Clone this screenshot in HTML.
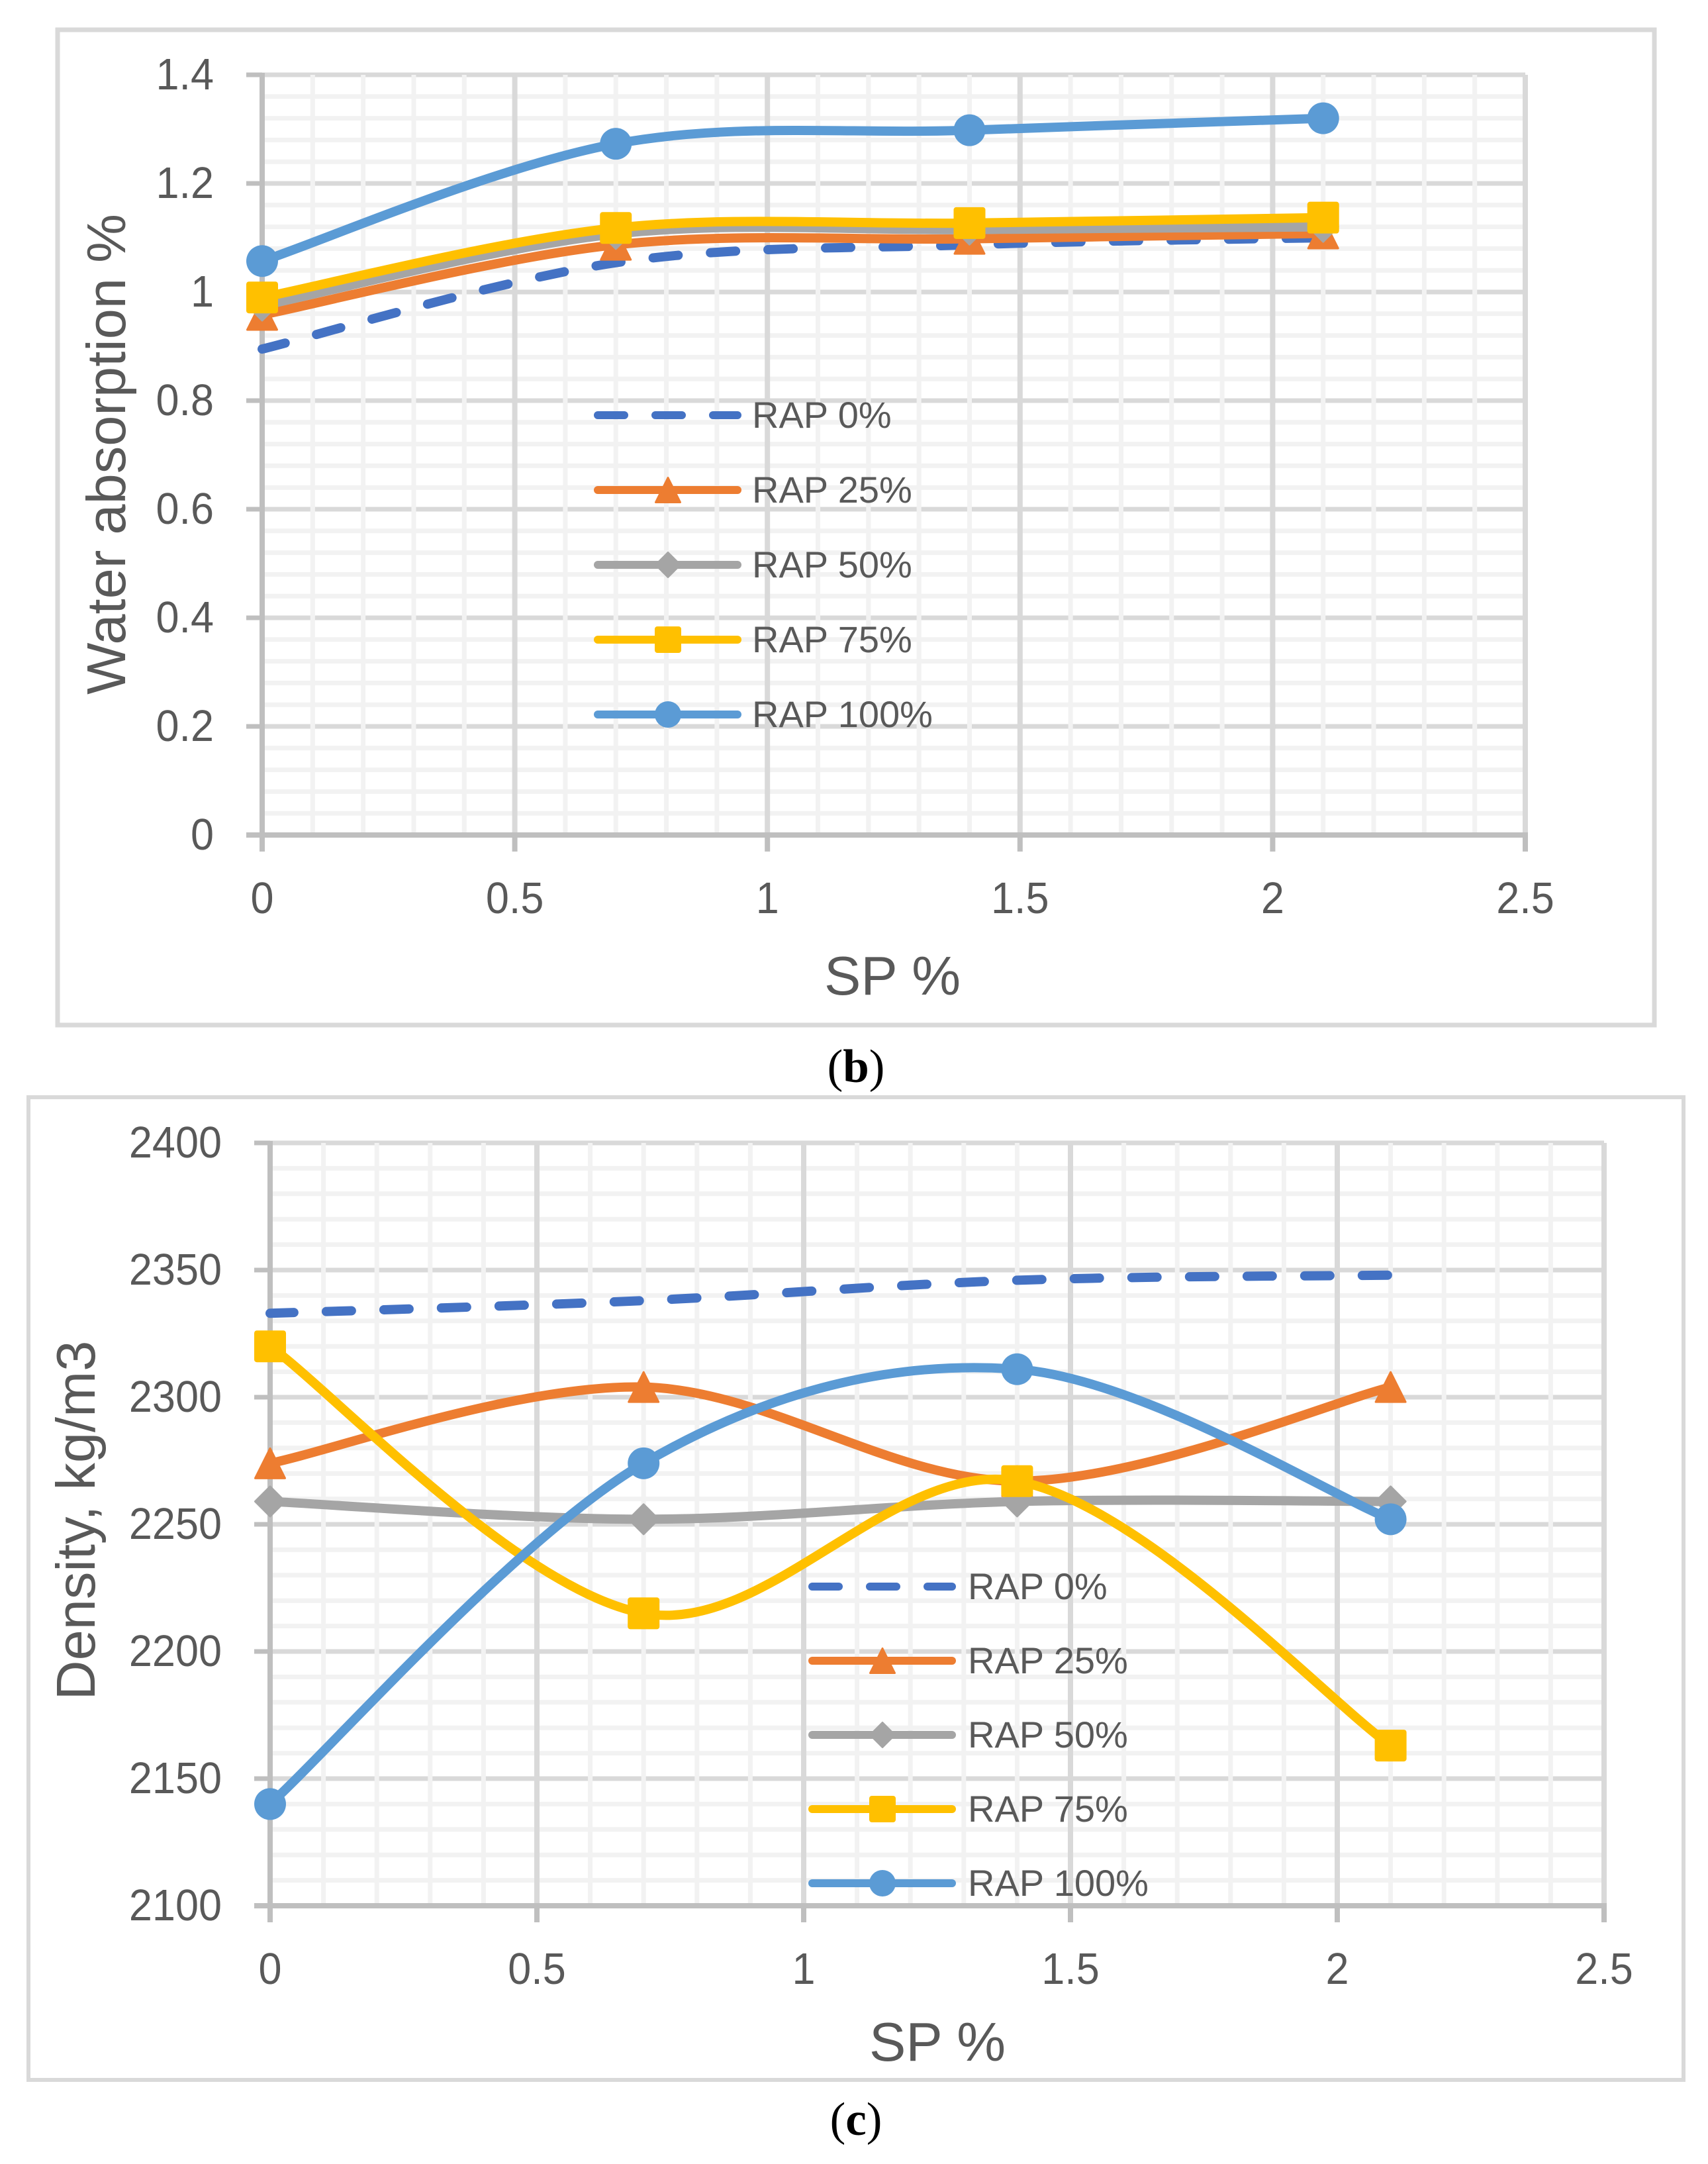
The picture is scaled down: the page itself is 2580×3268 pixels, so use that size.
<!DOCTYPE html>
<html lang="en">
<head>
<meta charset="utf-8">
<title>Water absorption and density vs SP %</title>
<style>
html,body{margin:0;padding:0;background:#fff;width:2580px;height:3268px;overflow:hidden}
svg{display:block;position:absolute;left:0;top:0}
text{font-family:"Liberation Sans",sans-serif;fill:#595959;white-space:pre}
.cap{font-family:"Liberation Serif",serif;fill:#000;font-size:71px}
</style>
</head>
<body>
<svg id="figure" xmlns="http://www.w3.org/2000/svg" width="2580" height="3268" viewBox="0 0 2580 3268">
  <rect x="87" y="45" width="2412" height="1503" fill="#fff" stroke="#d9d9d9" stroke-width="7"/>
  <rect x="43" y="1657" width="2500" height="1484" fill="#fff" stroke="#d9d9d9" stroke-width="6"/>
  <g id="chartB"></g>
  <g id="chartC"></g>
  <text class="cap" x="1293" y="1634" text-anchor="middle">(<tspan font-weight="bold">b</tspan>)</text>
  <text class="cap" x="1293" y="3224" text-anchor="middle">(<tspan font-weight="bold">c</tspan>)</text>
</svg>
<script>
// Shared data
const spValues = [0, 0.7, 1.4, 2.1];
const seriesNames = ['RAP 0%', 'RAP 25%', 'RAP 50%', 'RAP 75%', 'RAP 100%'];
const seriesColors = ['#4472c4', '#ed7d31', '#a5a5a5', '#ffc000', '#5b9bd5'];
const seriesMarkers = ['none', 'triangle', 'diamond', 'square', 'circle'];
const xTicks = [0, 0.5, 1, 1.5, 2, 2.5];

// Chart (b) water absorption
const absorptionRap0 = [0.895, 1.054, 1.087, 1.1];
const absorptionRap25 = [0.958, 1.087, 1.098, 1.108];
const absorptionRap50 = [0.975, 1.107, 1.115, 1.12];
const absorptionRap75 = [0.99, 1.118, 1.127, 1.137];
const absorptionRap100 = [1.057, 1.273, 1.298, 1.32];
const absorptionTicks = [0, 0.2, 0.4, 0.6, 0.8, 1, 1.2, 1.4];

// Chart (c) density
const densityRap0 = [2333, 2338, 2346, 2348];
const densityRap25 = [2274, 2304, 2267, 2304];
const densityRap50 = [2259, 2252, 2259, 2259];
const densityRap75 = [2320, 2215, 2267, 2163];
const densityRap100 = [2140, 2274, 2311, 2252];
const densityTicks = [2100, 2150, 2200, 2250, 2300, 2350, 2400];

const NS = 'http://www.w3.org/2000/svg';
function make(tag, parent, attrs, name) {
  const node = document.createElementNS(NS, tag);
  for (const k in attrs) node.setAttribute(k, attrs[k]);
  
  
  parent.appendChild(node);
  return node;
}

function smoothPath(pts) {
  let d = 'M' + pts[0][0] + ' ' + pts[0][1];
  for (let i = 0; i < pts.length - 1; i++) {
    const p0 = pts[Math.max(i - 1, 0)], p1 = pts[i], p2 = pts[i + 1], p3 = pts[Math.min(i + 2, pts.length - 1)];
    const c1x = p1[0] + (p2[0] - p0[0]) / 6, c1y = p1[1] + (p2[1] - p0[1]) / 6;
    const c2x = p2[0] - (p3[0] - p1[0]) / 6, c2y = p2[1] - (p3[1] - p1[1]) / 6;
    d += ' C' + c1x + ' ' + c1y + ' ' + c2x + ' ' + c2y + ' ' + p2[0] + ' ' + p2[1];
  }
  return d;
}

function drawMarker(parent, kind, cx, cy, r, color, name) {
  const round = {stroke: color, 'stroke-width': 3, 'stroke-linejoin': 'round', fill: color};
  const inner = r - 1.5;
  if (kind === 'triangle') {
    make('polygon', parent, Object.assign({points: cx + ',' + (cy - inner) + ' ' + (cx + inner) + ',' + (cy + inner) + ' ' + (cx - inner) + ',' + (cy + inner)}, round), name);
  } else if (kind === 'diamond') {
    make('polygon', parent, Object.assign({points: cx + ',' + (cy - inner) + ' ' + (cx + inner) + ',' + cy + ' ' + cx + ',' + (cy + inner) + ' ' + (cx - inner) + ',' + cy}, round), name);
  } else if (kind === 'square') {
    make('rect', parent, {x: cx - r, y: cy - r, width: 2 * r, height: 2 * r, rx: 4, fill: color}, name);
  } else if (kind === 'circle') {
    make('circle', parent, {cx: cx, cy: cy, r: r, fill: color}, name);
  }
}

function tickLabel(parent, x, y, anchor, value, name) {
  const label = make('text', parent, {transform: 'translate(' + x + ' ' + y + ') scale(0.94 1)', 'text-anchor': anchor, 'font-size': 67}, name);
  label.textContent = String(value);
}

function drawChart(root, box, series, yTicks, yMinorStep, yTitle, legend) {
  const xMin = xTicks[0], xMax = xTicks[xTicks.length - 1];
  const yMin = yTicks[0], yMax = yTicks[yTicks.length - 1];
  const sx = v => box.left + (v - xMin) / (xMax - xMin) * (box.right - box.left);
  const sy = v => box.bottom - (v - yMin) / (yMax - yMin) * (box.bottom - box.top);
  const grid = make('g', root, {}, 'gridlines');

  // horizontal major
  yTicks.forEach(t => {
    make('line', grid, {x1: box.left, x2: box.right, y1: sy(t), y2: sy(t), stroke: '#d9d9d9', 'stroke-width': 7}, 'major-gridline-y');
  });
  // horizontal minor
  const yStep = yTicks[1] - yTicks[0];
  const yCount = Math.round((yMax - yMin) / yMinorStep);
  for (let i = 1; i < yCount; i++) {
    const v = yMin + i * yMinorStep;
    if (Math.abs(Math.round((v - yMin) / yStep) * yStep - (v - yMin)) < 1e-6) continue;
    make('line', grid, {x1: box.left, x2: box.right, y1: sy(v), y2: sy(v), stroke: '#f2f2f2', 'stroke-width': 7}, 'minor-gridline-y');
  }
  // vertical minor
  const xCount = Math.round((xMax - xMin) / 0.1);
  for (let i = 1; i < xCount; i++) {
    if (i % 5 === 0) continue;
    const v = xMin + i * 0.1;
    make('line', grid, {x1: sx(v), x2: sx(v), y1: box.top, y2: box.bottom, stroke: '#f2f2f2', 'stroke-width': 7}, 'minor-gridline-x');
  }
  // vertical major
  xTicks.slice(1).forEach(t => {
    make('line', grid, {x1: sx(t), x2: sx(t), y1: box.top, y2: box.bottom, stroke: '#d9d9d9', 'stroke-width': 8}, 'major-gridline-x');
  });
  // axes
  make('line', root, {x1: box.left, x2: box.left, y1: box.top - 3, y2: box.bottom + 25, stroke: '#bfbfbf', 'stroke-width': 8}, 'y-axis-line');
  make('line', root, {x1: box.left - 24, x2: box.right + 4, y1: box.bottom, y2: box.bottom, stroke: '#bfbfbf', 'stroke-width': 8}, 'x-axis-line');
  // ticks + labels
  yTicks.forEach(t => {
    make('line', root, {x1: box.left - 24, x2: box.left, y1: sy(t), y2: sy(t), stroke: '#bfbfbf', 'stroke-width': 7}, 'y-tick');
    tickLabel(root, box.yLabelX, sy(t) + 22, 'end', t, 'y-tick-label');
  });
  xTicks.forEach(t => {
    make('line', root, {x1: sx(t), x2: sx(t), y1: box.bottom, y2: box.bottom + 25, stroke: '#bfbfbf', 'stroke-width': 8}, 'x-tick');
    tickLabel(root, sx(t), box.xLabelY, 'middle', t, 'x-tick-label');
  });
  // titles
  const xt = make('text', root, {x: box.xTitleX, y: box.xTitleY, 'text-anchor': 'middle', 'font-size': 83}, 'x-axis-title');
  xt.textContent = 'SP %';
  const yt = make('text', root, {transform: 'translate(' + box.yTitleX + ' ' + box.yTitleY + ') rotate(-90)', 'text-anchor': 'middle', 'font-size': 83}, 'y-axis-title');
  yt.textContent = yTitle;

  // series
  series.forEach((vals, s) => {
    const g = make('g', root, {}, 'series-' + seriesNames[s].toLowerCase().replace(/[ %]+/g, '-').replace(/-$/, ''));
    const pts = vals.map((v, i) => [sx(spValues[i]), sy(v)]);
    const attrs = {d: smoothPath(pts), fill: 'none', stroke: seriesColors[s], 'stroke-width': 14, 'stroke-linecap': 'round', 'stroke-linejoin': 'round'};
    if (s === 0) {
      attrs['stroke-dasharray'] = '38 49';
      attrs['stroke-dashoffset'] = '2';
    }
    make('path', g, attrs, 'series-line');
    pts.forEach(p => drawMarker(g, seriesMarkers[s], p[0], p[1], 24, seriesColors[s], 'data-marker'));
  });

  // legend
  const lg = make('g', root, {}, 'legend');
  seriesNames.forEach((nm, s) => {
    const row = make('g', lg, {}, 'legend-entry');
    const y = legend.y + s * legend.dy;
    const attrs = {x1: legend.x + 6, x2: legend.x + 217, y1: y, y2: y, stroke: seriesColors[s], 'stroke-width': 12, 'stroke-linecap': 'round'};
    if (s === 0) attrs['stroke-dasharray'] = '40 47';
    make('line', row, attrs, 'legend-line');
    drawMarker(row, seriesMarkers[s], legend.x + 112, y, 20, seriesColors[s], 'legend-marker');
    const tx = make('text', row, {x: legend.textX, y: y + 19, 'font-size': 56}, 'legend-label');
    tx.textContent = nm;
  });
}

drawChart(document.getElementById('chartB'),
  {left: 396, right: 2304, top: 113, bottom: 1261, yLabelX: 323, xLabelY: 1379, xTitleX: 1348, xTitleY: 1502, yTitleX: 189, yTitleY: 686},
  [absorptionRap0, absorptionRap25, absorptionRap50, absorptionRap75, absorptionRap100],
  absorptionTicks, 0.04, 'Water absorption %',
  {x: 897, y: 627, dy: 113, textX: 1136});

drawChart(document.getElementById('chartC'),
  {left: 408, right: 2423, top: 1726, bottom: 2878, yLabelX: 335, xLabelY: 2996, xTitleX: 1416, xTitleY: 3112, yTitleX: 143, yTitleY: 2296},
  [densityRap0, densityRap25, densityRap50, densityRap75, densityRap100],
  densityTicks, 10, 'Density, kg/m3',
  {x: 1221, y: 2396, dy: 112, textX: 1462});
</script>
</body>
</html>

- - - - -

Starting with the first line of the data above and ending with the line containing "const absorptionTicks = [0, 0.2, 0.4, 0.6, 0.8, 1, 1.2, 1.4];", please restate every line exactly, leaving images out.

Clone this screenshot in HTML.
The picture is scaled down: the page itself is 2580×3268 pixels, so use that size.
<!DOCTYPE html>
<html lang="en">
<head>
<meta charset="utf-8">
<title>Water absorption and density vs SP %</title>
<style>
html,body{margin:0;padding:0;background:#fff;width:2580px;height:3268px;overflow:hidden}
svg{display:block;position:absolute;left:0;top:0}
text{font-family:"Liberation Sans",sans-serif;fill:#595959;white-space:pre}
.cap{font-family:"Liberation Serif",serif;fill:#000;font-size:71px}
</style>
</head>
<body>
<svg id="figure" xmlns="http://www.w3.org/2000/svg" width="2580" height="3268" viewBox="0 0 2580 3268">
  <rect x="87" y="45" width="2412" height="1503" fill="#fff" stroke="#d9d9d9" stroke-width="7"/>
  <rect x="43" y="1657" width="2500" height="1484" fill="#fff" stroke="#d9d9d9" stroke-width="6"/>
  <g id="chartB"></g>
  <g id="chartC"></g>
  <text class="cap" x="1293" y="1634" text-anchor="middle">(<tspan font-weight="bold">b</tspan>)</text>
  <text class="cap" x="1293" y="3224" text-anchor="middle">(<tspan font-weight="bold">c</tspan>)</text>
</svg>
<script>
// Shared data
const spValues = [0, 0.7, 1.4, 2.1];
const seriesNames = ['RAP 0%', 'RAP 25%', 'RAP 50%', 'RAP 75%', 'RAP 100%'];
const seriesColors = ['#4472c4', '#ed7d31', '#a5a5a5', '#ffc000', '#5b9bd5'];
const seriesMarkers = ['none', 'triangle', 'diamond', 'square', 'circle'];
const xTicks = [0, 0.5, 1, 1.5, 2, 2.5];

// Chart (b) water absorption
const absorptionRap0 = [0.895, 1.054, 1.087, 1.1];
const absorptionRap25 = [0.958, 1.087, 1.098, 1.108];
const absorptionRap50 = [0.975, 1.107, 1.115, 1.12];
const absorptionRap75 = [0.99, 1.118, 1.127, 1.137];
const absorptionRap100 = [1.057, 1.273, 1.298, 1.32];
const absorptionTicks = [0, 0.2, 0.4, 0.6, 0.8, 1, 1.2, 1.4];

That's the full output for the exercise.